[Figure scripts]

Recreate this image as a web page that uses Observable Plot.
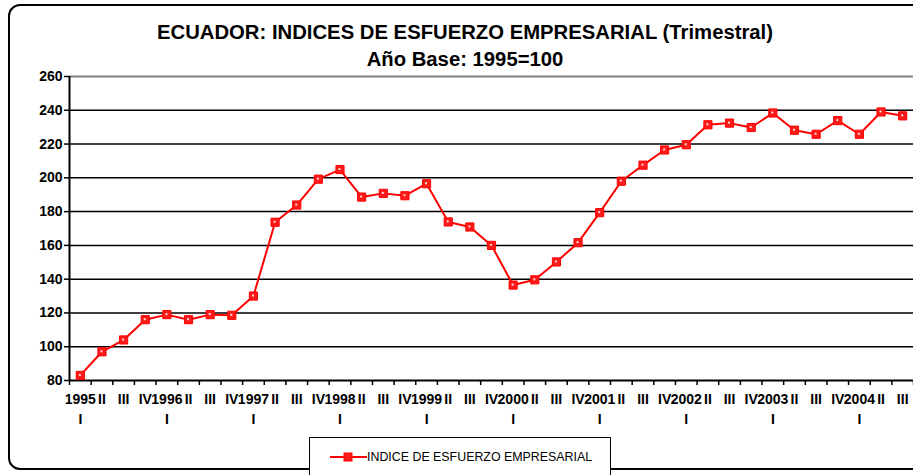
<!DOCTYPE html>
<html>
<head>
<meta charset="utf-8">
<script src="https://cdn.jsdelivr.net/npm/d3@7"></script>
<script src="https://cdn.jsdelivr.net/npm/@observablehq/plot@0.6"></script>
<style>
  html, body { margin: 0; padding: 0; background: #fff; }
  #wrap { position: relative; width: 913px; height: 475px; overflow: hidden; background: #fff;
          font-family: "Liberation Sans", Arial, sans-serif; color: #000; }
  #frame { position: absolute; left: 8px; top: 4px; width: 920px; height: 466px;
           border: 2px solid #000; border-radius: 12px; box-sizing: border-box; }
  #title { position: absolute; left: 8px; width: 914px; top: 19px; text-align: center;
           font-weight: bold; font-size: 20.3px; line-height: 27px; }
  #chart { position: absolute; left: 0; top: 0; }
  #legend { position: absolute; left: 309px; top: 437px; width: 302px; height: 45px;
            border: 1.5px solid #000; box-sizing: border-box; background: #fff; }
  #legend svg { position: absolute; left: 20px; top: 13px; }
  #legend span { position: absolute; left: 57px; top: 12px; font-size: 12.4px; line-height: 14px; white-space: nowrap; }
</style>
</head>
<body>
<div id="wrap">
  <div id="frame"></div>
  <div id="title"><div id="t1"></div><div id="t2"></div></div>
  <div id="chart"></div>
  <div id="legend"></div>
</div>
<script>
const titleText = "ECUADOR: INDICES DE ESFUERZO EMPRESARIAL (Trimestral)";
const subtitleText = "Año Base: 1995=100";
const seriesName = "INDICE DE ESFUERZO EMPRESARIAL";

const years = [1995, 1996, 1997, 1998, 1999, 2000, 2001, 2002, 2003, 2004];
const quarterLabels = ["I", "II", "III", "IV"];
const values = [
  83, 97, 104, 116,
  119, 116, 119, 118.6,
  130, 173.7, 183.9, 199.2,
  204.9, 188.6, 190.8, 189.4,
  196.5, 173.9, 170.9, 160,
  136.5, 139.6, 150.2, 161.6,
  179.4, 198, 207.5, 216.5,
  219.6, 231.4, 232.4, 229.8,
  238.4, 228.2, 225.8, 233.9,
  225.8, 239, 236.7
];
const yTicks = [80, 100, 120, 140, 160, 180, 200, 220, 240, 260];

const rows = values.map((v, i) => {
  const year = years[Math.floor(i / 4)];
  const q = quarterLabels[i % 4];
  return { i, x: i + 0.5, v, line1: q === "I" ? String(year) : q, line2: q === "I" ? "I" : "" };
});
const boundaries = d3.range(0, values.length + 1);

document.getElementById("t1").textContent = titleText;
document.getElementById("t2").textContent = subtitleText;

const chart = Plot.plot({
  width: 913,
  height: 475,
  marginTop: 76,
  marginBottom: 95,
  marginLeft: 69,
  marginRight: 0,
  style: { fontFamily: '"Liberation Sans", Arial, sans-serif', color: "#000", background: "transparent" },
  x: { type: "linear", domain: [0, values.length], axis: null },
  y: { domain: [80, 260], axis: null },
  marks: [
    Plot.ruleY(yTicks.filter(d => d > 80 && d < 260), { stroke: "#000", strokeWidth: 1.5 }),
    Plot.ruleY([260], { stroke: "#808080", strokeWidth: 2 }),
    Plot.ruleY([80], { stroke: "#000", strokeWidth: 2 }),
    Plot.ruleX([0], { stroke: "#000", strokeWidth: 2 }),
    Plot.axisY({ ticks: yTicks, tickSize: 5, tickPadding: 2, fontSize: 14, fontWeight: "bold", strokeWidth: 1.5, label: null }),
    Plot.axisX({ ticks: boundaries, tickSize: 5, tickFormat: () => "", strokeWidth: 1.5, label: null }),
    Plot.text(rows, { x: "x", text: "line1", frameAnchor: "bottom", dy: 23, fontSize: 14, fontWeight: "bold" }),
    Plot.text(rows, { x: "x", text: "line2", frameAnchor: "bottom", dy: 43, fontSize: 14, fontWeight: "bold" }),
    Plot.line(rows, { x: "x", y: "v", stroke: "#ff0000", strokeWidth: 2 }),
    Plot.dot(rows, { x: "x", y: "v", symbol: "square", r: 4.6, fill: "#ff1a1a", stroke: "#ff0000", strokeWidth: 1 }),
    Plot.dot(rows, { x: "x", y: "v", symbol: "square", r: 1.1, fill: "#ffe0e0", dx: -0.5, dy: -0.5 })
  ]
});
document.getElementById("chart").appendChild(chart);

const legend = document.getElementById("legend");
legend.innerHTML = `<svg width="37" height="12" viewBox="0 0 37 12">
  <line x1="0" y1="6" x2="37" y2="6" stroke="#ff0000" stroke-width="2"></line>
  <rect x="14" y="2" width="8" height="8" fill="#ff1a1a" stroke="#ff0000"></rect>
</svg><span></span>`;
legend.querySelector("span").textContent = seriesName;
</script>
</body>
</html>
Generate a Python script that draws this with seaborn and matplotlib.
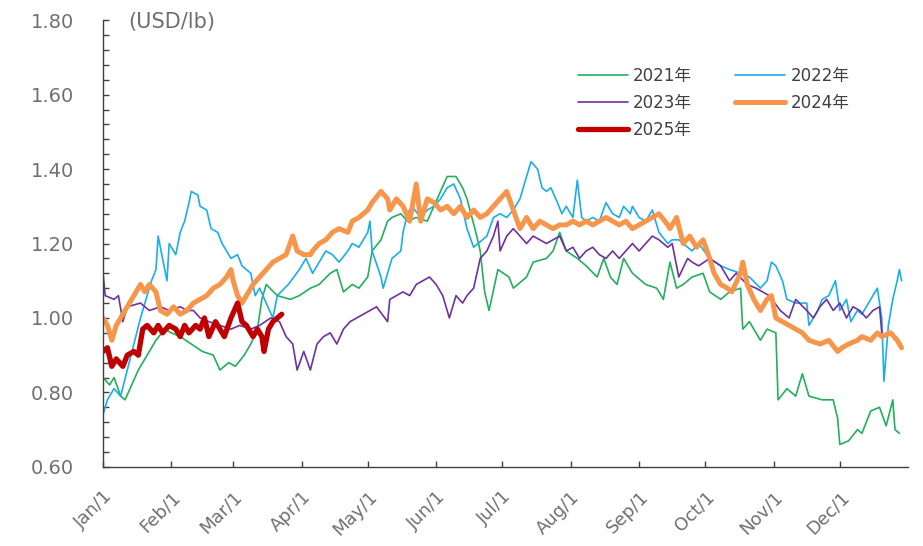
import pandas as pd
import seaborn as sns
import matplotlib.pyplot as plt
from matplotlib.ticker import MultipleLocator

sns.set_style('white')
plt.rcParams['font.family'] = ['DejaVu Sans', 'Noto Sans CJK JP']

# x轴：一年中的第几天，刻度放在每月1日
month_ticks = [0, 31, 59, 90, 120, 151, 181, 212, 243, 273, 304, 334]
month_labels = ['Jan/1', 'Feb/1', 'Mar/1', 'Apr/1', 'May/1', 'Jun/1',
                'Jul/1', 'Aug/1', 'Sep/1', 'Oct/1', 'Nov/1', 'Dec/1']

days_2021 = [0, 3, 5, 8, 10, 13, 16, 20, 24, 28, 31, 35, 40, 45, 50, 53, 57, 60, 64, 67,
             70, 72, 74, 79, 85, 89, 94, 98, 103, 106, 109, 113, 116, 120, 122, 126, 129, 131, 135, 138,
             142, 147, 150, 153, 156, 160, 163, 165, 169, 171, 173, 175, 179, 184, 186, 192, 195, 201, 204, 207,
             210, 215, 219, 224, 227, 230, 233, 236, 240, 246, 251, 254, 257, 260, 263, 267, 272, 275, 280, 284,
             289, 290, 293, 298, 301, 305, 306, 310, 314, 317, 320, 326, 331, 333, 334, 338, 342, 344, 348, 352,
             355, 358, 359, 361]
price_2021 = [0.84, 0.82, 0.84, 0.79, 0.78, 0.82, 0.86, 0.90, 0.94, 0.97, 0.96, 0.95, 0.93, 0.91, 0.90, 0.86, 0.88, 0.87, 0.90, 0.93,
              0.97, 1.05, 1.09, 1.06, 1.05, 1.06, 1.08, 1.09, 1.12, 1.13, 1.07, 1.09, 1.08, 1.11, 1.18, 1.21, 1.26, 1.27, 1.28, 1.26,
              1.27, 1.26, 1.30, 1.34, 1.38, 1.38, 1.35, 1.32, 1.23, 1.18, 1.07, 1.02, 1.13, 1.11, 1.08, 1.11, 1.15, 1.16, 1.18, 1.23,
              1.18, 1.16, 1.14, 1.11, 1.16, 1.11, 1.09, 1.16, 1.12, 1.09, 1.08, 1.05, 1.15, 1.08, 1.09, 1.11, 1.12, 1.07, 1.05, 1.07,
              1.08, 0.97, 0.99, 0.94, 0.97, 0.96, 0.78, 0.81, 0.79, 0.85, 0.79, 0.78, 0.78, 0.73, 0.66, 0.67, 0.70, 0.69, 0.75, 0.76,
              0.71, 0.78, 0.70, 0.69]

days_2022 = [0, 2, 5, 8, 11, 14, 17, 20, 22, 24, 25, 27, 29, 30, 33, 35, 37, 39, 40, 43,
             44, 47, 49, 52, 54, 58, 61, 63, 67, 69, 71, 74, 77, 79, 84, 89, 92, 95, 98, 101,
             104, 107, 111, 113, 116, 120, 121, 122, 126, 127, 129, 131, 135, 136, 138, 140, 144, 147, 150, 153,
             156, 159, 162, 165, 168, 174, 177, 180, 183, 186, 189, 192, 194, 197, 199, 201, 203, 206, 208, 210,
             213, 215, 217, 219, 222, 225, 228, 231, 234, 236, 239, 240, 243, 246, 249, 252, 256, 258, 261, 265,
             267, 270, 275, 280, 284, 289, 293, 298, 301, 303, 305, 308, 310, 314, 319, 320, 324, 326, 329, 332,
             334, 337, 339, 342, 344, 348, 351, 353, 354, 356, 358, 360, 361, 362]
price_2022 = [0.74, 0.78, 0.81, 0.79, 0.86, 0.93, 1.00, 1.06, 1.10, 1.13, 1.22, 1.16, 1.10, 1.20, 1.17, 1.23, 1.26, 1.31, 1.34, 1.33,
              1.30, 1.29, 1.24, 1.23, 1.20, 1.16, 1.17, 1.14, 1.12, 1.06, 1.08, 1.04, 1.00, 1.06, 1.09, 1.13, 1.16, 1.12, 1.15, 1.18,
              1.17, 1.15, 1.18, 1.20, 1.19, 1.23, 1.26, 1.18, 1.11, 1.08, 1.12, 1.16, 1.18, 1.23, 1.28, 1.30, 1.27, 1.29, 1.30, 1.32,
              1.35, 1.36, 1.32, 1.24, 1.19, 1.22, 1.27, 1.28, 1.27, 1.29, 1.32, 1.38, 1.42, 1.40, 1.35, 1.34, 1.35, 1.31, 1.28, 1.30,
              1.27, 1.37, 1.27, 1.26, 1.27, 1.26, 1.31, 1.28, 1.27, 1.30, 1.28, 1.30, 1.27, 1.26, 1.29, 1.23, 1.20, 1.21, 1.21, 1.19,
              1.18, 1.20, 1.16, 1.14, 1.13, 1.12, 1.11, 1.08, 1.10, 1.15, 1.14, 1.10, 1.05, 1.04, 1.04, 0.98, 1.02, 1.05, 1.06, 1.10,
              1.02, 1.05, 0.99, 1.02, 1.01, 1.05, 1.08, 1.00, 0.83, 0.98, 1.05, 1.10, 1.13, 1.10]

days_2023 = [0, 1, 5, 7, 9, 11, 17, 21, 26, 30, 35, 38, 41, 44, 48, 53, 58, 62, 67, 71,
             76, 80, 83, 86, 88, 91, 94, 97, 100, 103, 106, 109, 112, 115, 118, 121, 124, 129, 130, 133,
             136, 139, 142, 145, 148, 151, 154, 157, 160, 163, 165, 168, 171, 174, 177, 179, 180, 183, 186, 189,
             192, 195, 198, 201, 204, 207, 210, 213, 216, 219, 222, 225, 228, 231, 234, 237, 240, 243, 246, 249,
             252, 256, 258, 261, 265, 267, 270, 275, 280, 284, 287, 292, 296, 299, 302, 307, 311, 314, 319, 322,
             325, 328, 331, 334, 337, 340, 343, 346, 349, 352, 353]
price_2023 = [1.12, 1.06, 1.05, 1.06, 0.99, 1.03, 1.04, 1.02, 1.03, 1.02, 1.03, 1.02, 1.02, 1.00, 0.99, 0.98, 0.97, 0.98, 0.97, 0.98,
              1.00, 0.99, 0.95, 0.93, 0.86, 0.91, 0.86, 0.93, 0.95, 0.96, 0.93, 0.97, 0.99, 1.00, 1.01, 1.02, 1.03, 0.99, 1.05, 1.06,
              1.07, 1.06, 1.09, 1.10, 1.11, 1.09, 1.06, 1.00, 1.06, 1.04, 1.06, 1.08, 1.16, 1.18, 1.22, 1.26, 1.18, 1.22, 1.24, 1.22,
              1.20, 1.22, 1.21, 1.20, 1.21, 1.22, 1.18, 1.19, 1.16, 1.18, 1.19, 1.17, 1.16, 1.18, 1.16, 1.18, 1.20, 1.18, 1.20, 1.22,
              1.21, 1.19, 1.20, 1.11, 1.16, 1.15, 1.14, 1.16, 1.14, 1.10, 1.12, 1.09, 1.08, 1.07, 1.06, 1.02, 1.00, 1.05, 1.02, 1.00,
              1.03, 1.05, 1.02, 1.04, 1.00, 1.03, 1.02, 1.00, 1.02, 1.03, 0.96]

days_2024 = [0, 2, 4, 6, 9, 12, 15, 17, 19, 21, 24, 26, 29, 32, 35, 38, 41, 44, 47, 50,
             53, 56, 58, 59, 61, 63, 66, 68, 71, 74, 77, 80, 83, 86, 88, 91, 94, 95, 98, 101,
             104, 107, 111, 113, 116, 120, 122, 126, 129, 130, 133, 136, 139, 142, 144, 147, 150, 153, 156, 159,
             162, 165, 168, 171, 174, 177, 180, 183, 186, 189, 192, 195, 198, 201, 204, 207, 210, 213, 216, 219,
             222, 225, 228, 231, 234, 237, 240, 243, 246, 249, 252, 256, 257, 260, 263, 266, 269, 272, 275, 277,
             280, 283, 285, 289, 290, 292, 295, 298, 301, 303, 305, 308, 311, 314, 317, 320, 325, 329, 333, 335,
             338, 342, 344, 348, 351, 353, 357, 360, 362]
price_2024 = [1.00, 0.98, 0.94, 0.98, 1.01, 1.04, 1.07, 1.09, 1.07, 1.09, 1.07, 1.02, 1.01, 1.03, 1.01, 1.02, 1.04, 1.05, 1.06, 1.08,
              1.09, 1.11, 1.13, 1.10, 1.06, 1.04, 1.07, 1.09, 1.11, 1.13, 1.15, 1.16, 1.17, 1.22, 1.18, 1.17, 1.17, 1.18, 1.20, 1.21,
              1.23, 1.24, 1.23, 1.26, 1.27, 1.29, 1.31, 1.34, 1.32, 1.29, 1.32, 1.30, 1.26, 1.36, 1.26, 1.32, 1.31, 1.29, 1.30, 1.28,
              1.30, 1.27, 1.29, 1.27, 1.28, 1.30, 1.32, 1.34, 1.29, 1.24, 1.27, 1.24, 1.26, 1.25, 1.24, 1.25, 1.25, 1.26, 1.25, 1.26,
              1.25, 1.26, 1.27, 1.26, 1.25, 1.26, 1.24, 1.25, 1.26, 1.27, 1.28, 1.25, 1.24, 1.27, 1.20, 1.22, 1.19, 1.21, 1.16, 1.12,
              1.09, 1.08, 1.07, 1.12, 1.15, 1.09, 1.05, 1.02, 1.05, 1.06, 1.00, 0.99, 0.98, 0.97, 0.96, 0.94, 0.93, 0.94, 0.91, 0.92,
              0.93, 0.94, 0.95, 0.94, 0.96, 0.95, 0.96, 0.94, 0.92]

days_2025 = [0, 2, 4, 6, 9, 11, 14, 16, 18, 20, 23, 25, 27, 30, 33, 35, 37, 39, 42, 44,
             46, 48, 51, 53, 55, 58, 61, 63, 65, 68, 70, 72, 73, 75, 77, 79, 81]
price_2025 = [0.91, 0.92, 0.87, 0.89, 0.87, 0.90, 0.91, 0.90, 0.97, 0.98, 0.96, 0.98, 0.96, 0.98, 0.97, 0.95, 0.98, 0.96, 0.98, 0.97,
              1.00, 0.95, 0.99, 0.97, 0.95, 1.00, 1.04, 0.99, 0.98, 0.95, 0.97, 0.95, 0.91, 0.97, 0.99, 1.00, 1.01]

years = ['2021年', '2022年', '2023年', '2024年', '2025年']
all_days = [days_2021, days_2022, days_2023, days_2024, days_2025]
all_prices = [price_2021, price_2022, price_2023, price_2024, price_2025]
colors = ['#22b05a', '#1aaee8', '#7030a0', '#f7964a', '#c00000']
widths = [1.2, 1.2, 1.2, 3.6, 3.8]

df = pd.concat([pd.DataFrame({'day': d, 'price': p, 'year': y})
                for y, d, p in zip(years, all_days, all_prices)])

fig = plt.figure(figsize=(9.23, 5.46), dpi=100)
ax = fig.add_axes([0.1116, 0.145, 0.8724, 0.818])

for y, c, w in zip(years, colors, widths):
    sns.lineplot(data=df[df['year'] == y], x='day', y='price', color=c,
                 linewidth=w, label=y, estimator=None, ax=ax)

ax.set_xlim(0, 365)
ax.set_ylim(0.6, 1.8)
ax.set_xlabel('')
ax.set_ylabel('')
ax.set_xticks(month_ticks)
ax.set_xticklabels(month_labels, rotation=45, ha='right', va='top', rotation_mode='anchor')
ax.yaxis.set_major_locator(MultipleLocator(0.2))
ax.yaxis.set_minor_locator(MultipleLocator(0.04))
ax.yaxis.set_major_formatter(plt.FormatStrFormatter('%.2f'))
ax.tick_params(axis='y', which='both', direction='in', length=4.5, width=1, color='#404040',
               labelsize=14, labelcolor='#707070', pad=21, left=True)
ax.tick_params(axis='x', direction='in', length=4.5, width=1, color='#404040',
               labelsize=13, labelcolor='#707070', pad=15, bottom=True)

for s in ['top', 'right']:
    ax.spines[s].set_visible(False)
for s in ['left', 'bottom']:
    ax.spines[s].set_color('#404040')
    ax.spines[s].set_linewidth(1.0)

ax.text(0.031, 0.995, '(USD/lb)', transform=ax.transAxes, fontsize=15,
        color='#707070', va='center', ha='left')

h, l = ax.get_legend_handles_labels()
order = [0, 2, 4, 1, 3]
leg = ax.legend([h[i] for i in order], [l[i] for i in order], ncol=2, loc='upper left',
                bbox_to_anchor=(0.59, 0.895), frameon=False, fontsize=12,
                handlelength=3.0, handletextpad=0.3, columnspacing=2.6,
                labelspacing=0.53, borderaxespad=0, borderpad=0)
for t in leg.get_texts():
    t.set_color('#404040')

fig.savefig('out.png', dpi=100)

WRITTEN PROBLEM >> Quote the data above exactly from the line with "Generate a Python" to the line with "plt.rcParams['font.family'] = ['DejaVu", both ends counted, and nothing else. Pictures don't go in.

SOLVED EXERCISE >>
Generate a Python script that draws this with seaborn and matplotlib.
import pandas as pd
import seaborn as sns
import matplotlib.pyplot as plt
from matplotlib.ticker import MultipleLocator

sns.set_style('white')
plt.rcParams['font.family'] = ['DejaVu Sans', 'Noto Sans CJK JP']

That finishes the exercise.